From October to December 2017, HHS called 7,635 children the agency had placed with sponsors, and found 6,075 of the children were still living with their sponsors, 28 had run away, five had been deported and 52 were living with someone else. The rest were missing, said Steven Wagner, acting assistant secretary at HHS.

That means almost 20 percent of the kids in custody have vanished without a trace. Sen. Rob Portman (R-Ohio) was responsible for this absolute incompetency coming to light, according to Time.

"These kids, regardless of their immigration status, deserve to be treated properly, not abused or trafficked," said Portman, who chairs the subcommittee. "This is all about accountability."

Portman began investigating after a case in his home state of Ohio, where eight Guatemalan teens were placed with human traffickers and forced to work on egg farms under threats of death. Six people have been convicted and sentenced to federal prison for their participation in the trafficking scheme that began in 2013.

These kids went missing before Donald Trump became president, but his administration is ramping up efforts to stop illegal immigration. One of the main weapons they are using to discourage migrants is to separate kids from parents if they're caught at the border or inside the country. In a way, the U.S. government is using its own incompetence as a scare tactic: Come here, get caught, and neither you nor we will ever see your kids again.

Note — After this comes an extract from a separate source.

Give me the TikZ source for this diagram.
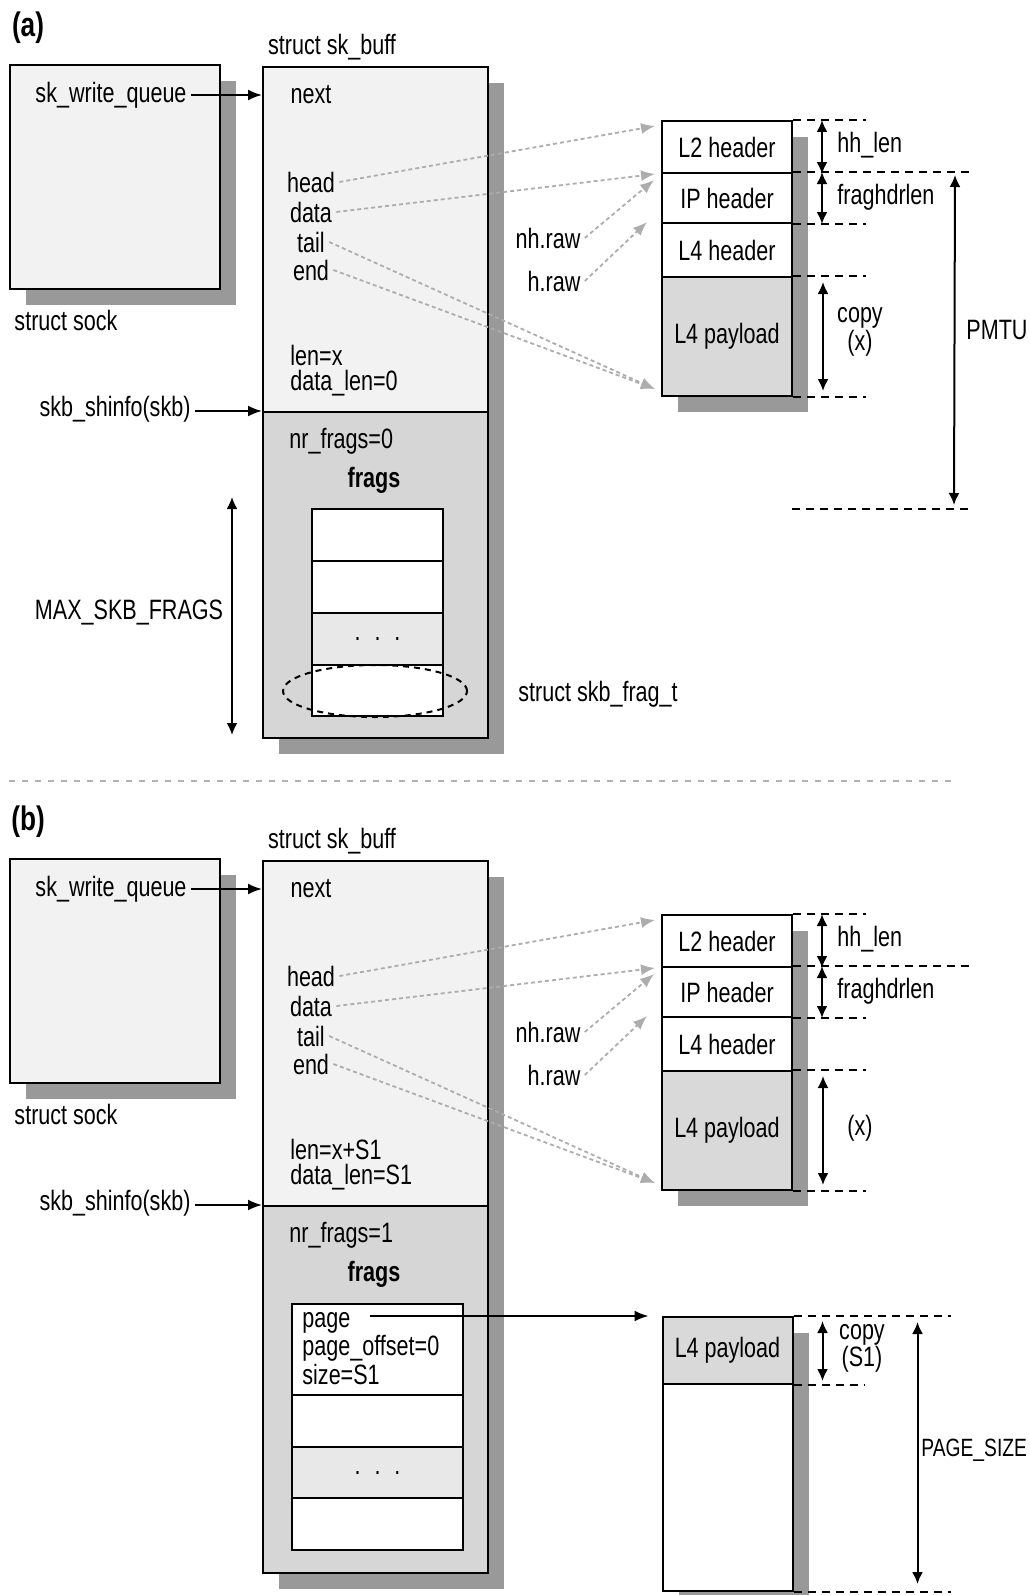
\documentclass[tikz,border=0pt]{standalone}
\usepackage{fontspec}
\setmainfont[FakeStretch=0.77]{Liberation Sans}
\usetikzlibrary{arrows.meta, shapes.geometric, shadows}

\begin{document}
\begin{tikzpicture}[x=0.5pt,y=-0.5pt, inner sep=2pt, font=\fontsize{14}{14}\selectfont,
    box/.style={draw, line width=1pt, inner sep=0pt},
    dropsh/.style={drop shadow={shadow xshift=8pt, shadow yshift=-8pt, fill=black!40, opacity=1}},
    row/.style={box, dropsh, fill=white, minimum width=65pt},
    cell/.style={box, fill=white, minimum width=65.5pt},
    arr/.style={line width=1pt, -{Latex[length=7pt,width=5.5pt]}},
    dim/.style={line width=1pt, {Latex[length=6pt,width=5.5pt]}-{Latex[length=6pt,width=5.5pt]}},
    ptr/.style={black!32, line width=0.9pt, dash pattern=on 2pt off 1.5pt, -{Latex[length=7pt,width=5.5pt]}},
    guide/.style={line width=0.8pt, dash pattern=on 4pt off 3pt},
    tag/.style={font=\fontsize{17}{17}\selectfont\bfseries}]
		\useasboundingbox (0,0) rectangle (1029,1595);

		% (a)
		\node[tag] (taga) at (28,28) {(a)};
		\node[box, dropsh, fill=black!5, minimum width=105pt, minimum height=112pt] (socka) at (115,177) {};
		\node (swqa) at (111,95) {sk\_write\_queue};
		\node (sockna) at (66,320) {struct sock};

		\node (skbna) at (332,47) {struct sk\_buff};
		\node[box, dropsh, fill=black!5, minimum width=112.5pt, minimum height=172.5pt] (skbtopa) at (375.5,239.5) {};
		\node[box, dropsh, fill=black!16, minimum width=112.5pt, minimum height=163pt] (skbinfoa) at (375.5,575) {};
		\node (nexta) at (311,95) {next};
		\node (heada) at (311,182) {head};
		\node (dataa) at (311,212) {data};
		\node (taila) at (311,242) {tail};
		\node (enda) at (311,270) {end};
		\node[anchor=west] (lena) at (286,355) {len=x};
		\node[anchor=west] (dlena) at (286,383) {data\_len=0};
		\node (shinfoa) at (115,409) {skb\_shinfo(skb)};
		\node[anchor=west] (nra) at (285,441) {nr\_frags=0};
		\node[font=\fontsize{14}{14}\selectfont\bfseries] (fragsa) at (374,480) {frags};
		\node[cell, minimum height=26pt] (fa1) at (377.5,535) {};
		\node[cell, minimum height=26pt] (fa2) at (377.5,587) {};
		\node[cell, fill=black!9, minimum height=26pt] (fa3) at (377.5,639) {. \ . \ .};
		\node[cell, minimum height=25.5pt] (fa4) at (377.5,690.5) {};
		\node[draw, ellipse, line width=1pt, dash pattern=on 3pt off 2.5pt, inner sep=0pt, minimum width=92pt, minimum height=26pt] (ovala) at (375,691) {};
		\node (ftna) at (598,694) {struct skb\_frag\_t};
		\coordinate (maxta) at (232,497);
		\coordinate (maxba) at (232,735);
		\draw[dim] (maxta) -- (maxba);
		\node (maxa) at (129,613) {MAX\_SKB\_FRAGS};

		\draw[arr] (swqa) -- (swqa -| skbtopa.west);
		\draw[arr] (shinfoa.east |- skbinfoa.north) -- (skbinfoa.north west);

		% packet (a)
		\node[row, minimum height=26pt] (l2a) at (727,147) {L2 header};
		\node[row, minimum height=25pt] (ipa) at (727,198) {IP header};
		\node[row, minimum height=27pt] (l4a) at (727,250) {L4 header};
		\node[row, fill=black!15, minimum height=59.5pt] (paya) at (727,336.5) {L4 payload};
		\draw[guide] (l2a.north east) -- ++(73,0);
		\draw[guide] (ipa.north east) -- ++(180,0);
		\draw[guide] (ipa.south east) -- ++(73,0);
		\draw[guide] (paya.north east) -- ++(73,0);
		\draw[guide] (paya.south east) -- ++(73,0);
		\coordinate (mtua) at (792,509);
		\draw[guide] (mtua) -- ++(180,0);
		\draw[dim] ([xshift=14.5pt]l2a.north east) -- ([xshift=14.5pt]l2a.south east);
		\node[anchor=west] (hha) at (833,145) {hh\_len};
		\draw[dim] ([xshift=14.5pt]ipa.north east) -- ([xshift=14.5pt]ipa.south east);
		\node[anchor=west] (fhla) at (833,197) {fraghdrlen};
		\draw[dim] ([xshift=15pt,yshift=-3pt]paya.north east) -- ([xshift=15pt,yshift=3pt]paya.south east);
		\node[align=center, font=\fontsize{14}{12}\selectfont] (cpa) at (860,332) {copy\\(x)};
		\draw[dim] ([xshift=81pt,yshift=-1.5pt]ipa.north east) -- ([xshift=81pt,yshift=2pt]mtua);
		\node (pmtua) at (997,330) {PMTU};

		\node (nha) at (548,238) {nh.raw};
		\node (ha) at (554,281) {h.raw};
		\draw[ptr] (heada.east) -- ([shift={(-3pt,-3pt)}]l2a.north west);
		\draw[ptr] (dataa.east) -- ([shift={(-3pt,-1pt)}]ipa.north west);
		\draw[ptr] (nha.east) -- ([shift={(-3.5pt,-4pt)}]ipa.north west);
		\draw[ptr] (ha.east) -- ([shift={(-7pt,0pt)}]l4a.north west);
		\draw[ptr] (taila.east) -- ([shift={(-3pt,4pt)}]paya.south west);
		\draw[ptr] (enda.east) -- ([shift={(-3pt,4pt)}]paya.south west);

		\coordinate (cutl) at (9,781);
		\coordinate (cutr) at (951,781);
		\draw[black!30, line width=1.3pt, dash pattern=on 3pt off 3.5pt] (cutl) -- (cutr);

		% (b)
		\begin{scope}[shift={(0,794)}]
		\node[tag] (tagb) at (28,28) {(b)};
		\node[box, dropsh, fill=black!5, minimum width=105pt, minimum height=112pt] (sockb) at (115,177) {};
		\node (swqb) at (111,95) {sk\_write\_queue};
		\node (socknb) at (66,320) {struct sock};

		\node (skbnb) at (332,47) {struct sk\_buff};
		\node[box, dropsh, fill=black!5, minimum width=112.5pt, minimum height=172.5pt] (skbtopb) at (375.5,239.5) {};
		\node[box, dropsh, fill=black!16, minimum width=112.5pt, minimum height=183.5pt] (skbinfob) at (375.5,595.5) {};
		\node (nextb) at (311,95) {next};
		\node (headb) at (311,182) {head};
		\node (datab) at (311,212) {data};
		\node (tailb) at (311,242) {tail};
		\node (endb) at (311,270) {end};
		\node[anchor=west] (lenb) at (286,355) {len=x+S1};
		\node[anchor=west] (dlenb) at (286,383) {data\_len=S1};
		\node (shinfob) at (115,409) {skb\_shinfo(skb)};
		\node[anchor=west] (nrb) at (285,441) {nr\_frags=1};
		\node[font=\fontsize{14}{14}\selectfont\bfseries] (fragsb) at (374,480) {frags};
		\node[cell, minimum width=85.5pt, minimum height=45.5pt] (fb1) at (377.5,555.5) {};
		\node[cell, minimum width=85.5pt, minimum height=26pt] (fb2) at (377.5,627) {};
		\node[cell, minimum width=85.5pt, fill=black!9, minimum height=25.5pt] (fb3) at (377.5,678.5) {. \ . \ .};
		\node[cell, minimum width=85.5pt, minimum height=26pt] (fb4) at (377.5,730) {};
		\node[anchor=base west] (pageb) at (298,533) {page};
		\node[anchor=base west] (offb) at (298,561) {page\_offset=0};
		\node[anchor=base west] (sizeb) at (298,590) {size=S1};

		\draw[arr] (swqb) -- (swqb -| skbtopb.west);
		\draw[arr] (shinfob.east |- skbinfob.north) -- (skbinfob.north west);

		% packet (b)
		\node[row, minimum height=26pt] (l2b) at (727,147) {L2 header};
		\node[row, minimum height=25pt] (ipb) at (727,198) {IP header};
		\node[row, minimum height=27pt] (l4b) at (727,250) {L4 header};
		\node[row, fill=black!15, minimum height=59.5pt] (payb) at (727,336.5) {L4 payload};
		\draw[guide] (l2b.north east) -- ++(73,0);
		\draw[guide] (ipb.north east) -- ++(180,0);
		\draw[guide] (ipb.south east) -- ++(73,0);
		\draw[guide] (payb.north east) -- ++(73,0);
		\draw[guide] (payb.south east) -- ++(73,0);
		\draw[dim] ([xshift=14.5pt]l2b.north east) -- ([xshift=14.5pt]l2b.south east);
		\node[anchor=west] (hhb) at (833,145) {hh\_len};
		\draw[dim] ([xshift=14.5pt]ipb.north east) -- ([xshift=14.5pt]ipb.south east);
		\node[anchor=west] (fhlb) at (833,197) {fraghdrlen};
		\draw[dim] ([xshift=15pt,yshift=-3pt]payb.north east) -- ([xshift=15pt,yshift=3pt]payb.south east);
		\node (cpb) at (860,334) {(x)};

		\node (nhb) at (548,238) {nh.raw};
		\node (hb) at (554,281) {h.raw};
		\draw[ptr] (headb.east) -- ([shift={(-3pt,-3pt)}]l2b.north west);
		\draw[ptr] (datab.east) -- ([shift={(-3pt,-1pt)}]ipb.north west);
		\draw[ptr] (nhb.east) -- ([shift={(-3.5pt,-4pt)}]ipb.north west);
		\draw[ptr] (hb.east) -- ([shift={(-7pt,0pt)}]l4b.north west);
		\draw[ptr] (tailb.east) -- ([shift={(-3pt,4pt)}]payb.south west);
		\draw[ptr] (endb.east) -- ([shift={(-3pt,4pt)}]payb.south west);

		% page
		\node[row, fill=black!15, minimum height=33.5pt] (pgpayb) at (727.5,556.5) {L4 payload};
		\node[row, minimum height=103.5pt] (pgrestb) at (727.5,693.5) {};
		\coordinate (pgsrcb) at (370,522);
		\draw[arr, shorten >=6.5pt] (pgsrcb) -- (pgsrcb -| pgpayb.west);
		\draw[guide] (pgpayb.north east) -- ++(157,0);
		\draw[guide] (pgpayb.south east) -- ++(71,0);
		\draw[guide] (pgrestb.south east) -- ++(157,0);
		\draw[dim] ([xshift=14.5pt,yshift=-2.5pt]pgpayb.north east) -- ([xshift=14.5pt,yshift=2pt]pgpayb.south east);
		\node[align=center, font=\fontsize{14}{13.5}\selectfont] (cpsb) at (862,554) {copy\\(S1)};
		\draw[dim] ([xshift=62pt,yshift=-3pt]pgpayb.north east) -- ([xshift=62pt,yshift=4pt]pgrestb.south east);
		\node[anchor=west, inner sep=0pt, font=\fontsize{12.5}{12.5}\selectfont] (psb) at (921,656) {PAGE\_SIZE};
		\end{scope}
	\end{tikzpicture}
\end{document}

Two weeks ago, Homeland Security Secretary Kirstjen Nielsen testified before a Senate committee:

"My decision has been that anyone who breaks the law will be prosecuted," she said. "If you are parent, or you're a single person or if you happen to have a family, if you cross between the ports of entry we will refer you for prosecution. You have broken U.S. law."

Nielsen said the children are transferred to the custody of Health and Human Services officials within two days.

We can expect the number of missing immigrant kids to grow as the border is hardened. But don't worry, Secretary Nielsen feels your pain:

"I couldn't agree with your concerns more…. We owe it to these children to protect them."

In many ways, immigration is the key issue to Donald Trump's rise to power. Within a few minutes of announcing his bid for the presidency, he laid into Mexican immigrants as rapists, drug mules, and disease-carriers. Just a few days ago, he repeated for the umpteenth time on Fox & Friends his patently false scare story about "someone who comes in is bad and has 24 family members yet not one of them do you want in this country."

In the view of Trump and other people against all forms of immigration—including leaders of the GOP who are pushing legislation that will cut legal immigration by as much as 50 percent—newcomers are simultaneously stealing our jobs and living fat off of taxpayer dollars. As bad, immigrants are destroying American culture by refusing to speak English, assimilate into our cultural traditions, and vote for the Republican Party that is dedicated to keeping them out of the country. To "make America great again," immigrants must go.

Yet even the most hardened anti-immigrationist must feel some sympathy for and empathy with those 1,475 literally and figuratively lost souls who have gone missing in the Land of Opportunity. For the wall-builders and the nativists: Is this really any way to make America great again? An immigration policy that lets more families enter and work legally, pay taxes, and stay together is a much better idea.

CORRECTION: The headline and first paragraph of this story originally stated that the children that HHS could not account for had been separated from their parents at the southern U.S. border by the government. That is mistaken. The children were unaccompanied minors from various Central American countries who reached the southern U.S. border between 2013 and 2016.